Despite the continued valiant effort of radical and critical scholars both in and most importantly outside the academy, mainstream academic approaches to history in the United States and Europe have remained methodologically stable. Most historians “write up” the archive without getting bogged down in too much theory, as if the use of concepts or ways of thinking and reading from outside our small discipline is a mere distraction from every human being’s natural mode of expression: that of the English-language academic historian. As Angela Zimmermann once wrote, the “masters of the profession . . . have never had to recognize the ways language fails most of us—not because of the way we use it but because of the way it uses us.” With terrible accuracy, she describes this “bad empiricism” as “an orthopedic prose occasionally enlivened by talk about the weather––as if admitting that even that ultimate nothing to talk about, the weather, is more than the something about which these historians claim to write.”

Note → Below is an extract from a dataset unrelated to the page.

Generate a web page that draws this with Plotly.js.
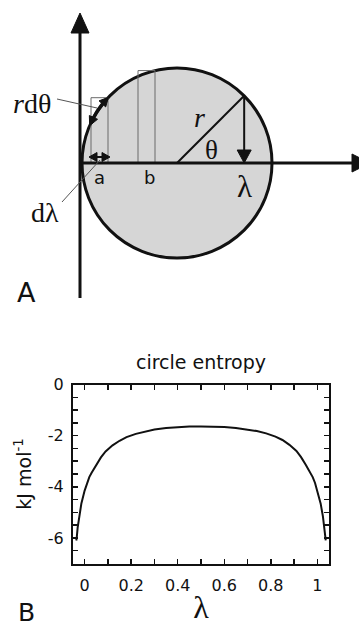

Queer historians have been among those trying to insist that how we make meaning matters in how we write history. But as Jennifer Evans points out in her new monograph-cum-manifesto, The Queer Art of History: Queer Kinship After Fascism, the term “queer” has itself experienced somewhat of a loss of meaning and a curdling of political potential in the decades since it was new. The contributions of brilliant critics such as Cathy Cohen, José Esteban Muñoz, and Roderick Ferguson led to the term becoming, productively, more mobile, and instructed how it interfaces with our analysis of race and class. But recently, instead of signifying the making-strange of the sex-gender system, “queer” has become more of a floating signifier of alterity. Everything is queer! Even drones! Ironically, the more “queer” has drifted away from its referents, the more it has become an essentializing category, a term that means something like “different-but-good,” a way of avoiding critical work rather than engaging in it. “In our quest for queer kin,” Evans writes, “we have forgotten that the critical work we do is to disturb the practice of essentialism, of seeing queerness unidimensionally, as inherently wed to progressive causes, always on the side of right.”